Well, I did make it during the World Series and a person who tasted it said it was a Grand Slam of a cookie. So, I kept the name.
And you know, they're good. Sweet, rich but good. Everything a cookie should be.
However, I realized the other day that I haven't made them in a long, long time.
And since tis the season to bake, I thought I'd whip up a batch.
And my teeth needed something sweet.
Funny thing is, I really don't like Chocolate Chip cookies.
I know, the horror...
But I don't. I can eat them straight out of the oven, when the chocolate burns my tongue, but let them cool, and I can leave them alone and lonely.
However, this cookie recipe, well, I have to admit to having a hard time leaving them alone. But usually one, OK, maybe two cookies beats my craving for a cookie.
Grand Slam Cookies
- 2 sticks butter (1/2 lb.)
- 1 1/2 cups white sugar
- 2 tablespoons molasses
- 2 eggs
- 1-2 tablespoons Kahlua or Vanilla Extract
- 4 cups Old Fashioned Oats (not the quick cook kind)

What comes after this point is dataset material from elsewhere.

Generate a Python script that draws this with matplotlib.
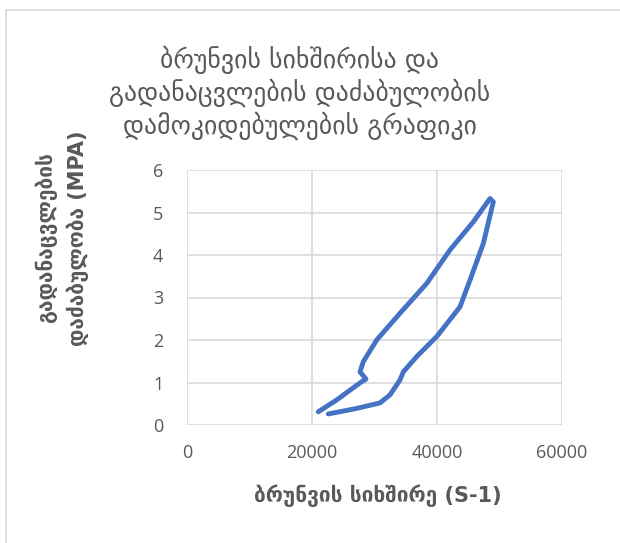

- 1 cup AP flour (I like using Self Rising flour, omit the BP if using Self Rising flour)
- 1 tsp. Baking Powder
- 3/4 Cup Milk Chocolate Chips
- 3/4 Cup Semi-Sweet Chocolate Chips
- 3/4 Cup Peanut Butter Chips
- 3/4 Cup Butterscotch Chips
- Put the butter and sugars into the mixing bowl of the stand mixer and mix, mix, mix it until the sugar has broken down, and gotten nice and light. Add the molasses next, then add the eggs, and again, beat it. Add the Kahlua or your nice homemade Vanilla extract and beat them a little more. Then fold in the flour and then the oatmeal. And here's where it gets fun. Add 3/4 cups of each of the following. Semi Sweet Chocolate Chips, Peanut Butter Chips, Milk Chocolate Chips and Butterscotch Chips Mix together, and form into a roll or just scoop up a generous spoonful or two,(ice cream scoops work well here), place them a little ways apart on a silpat or parchment lined cookie sheet, flatten them a little with a greased fork and bake at 350 degrees for about 15 minutes or until the cookies are done. Let them cool a little while on the cookie sheet before putting them on the cooling rack. Cause they tend to break apart and then you have to eat the evidence. Makes about 5 dozen cookies, depending on size. Today, I only baked off 2 dozen of the cookies, I used my little scoop and portioned out the rest and those little balls of goodness are taking a rest in the freezer. That way, if, well, OK, the next time I get a craving for a cookie, all I have to do is bring them out of the freezer, put them on a cookie sheet while the oven heats up, and then bake them off.
I"m ready for Santa. Got my cookies, got the milk, now I just have to wait.
You think the milk will last that long?
I did drink the milk. And ate the cookies, but I've got more in the freezer, ready to bake up fresh for Santa.
I discovered that if you charcoal a marshmallow over a fire and then put it on the cookie, it does a great job of pretending it's a Smore.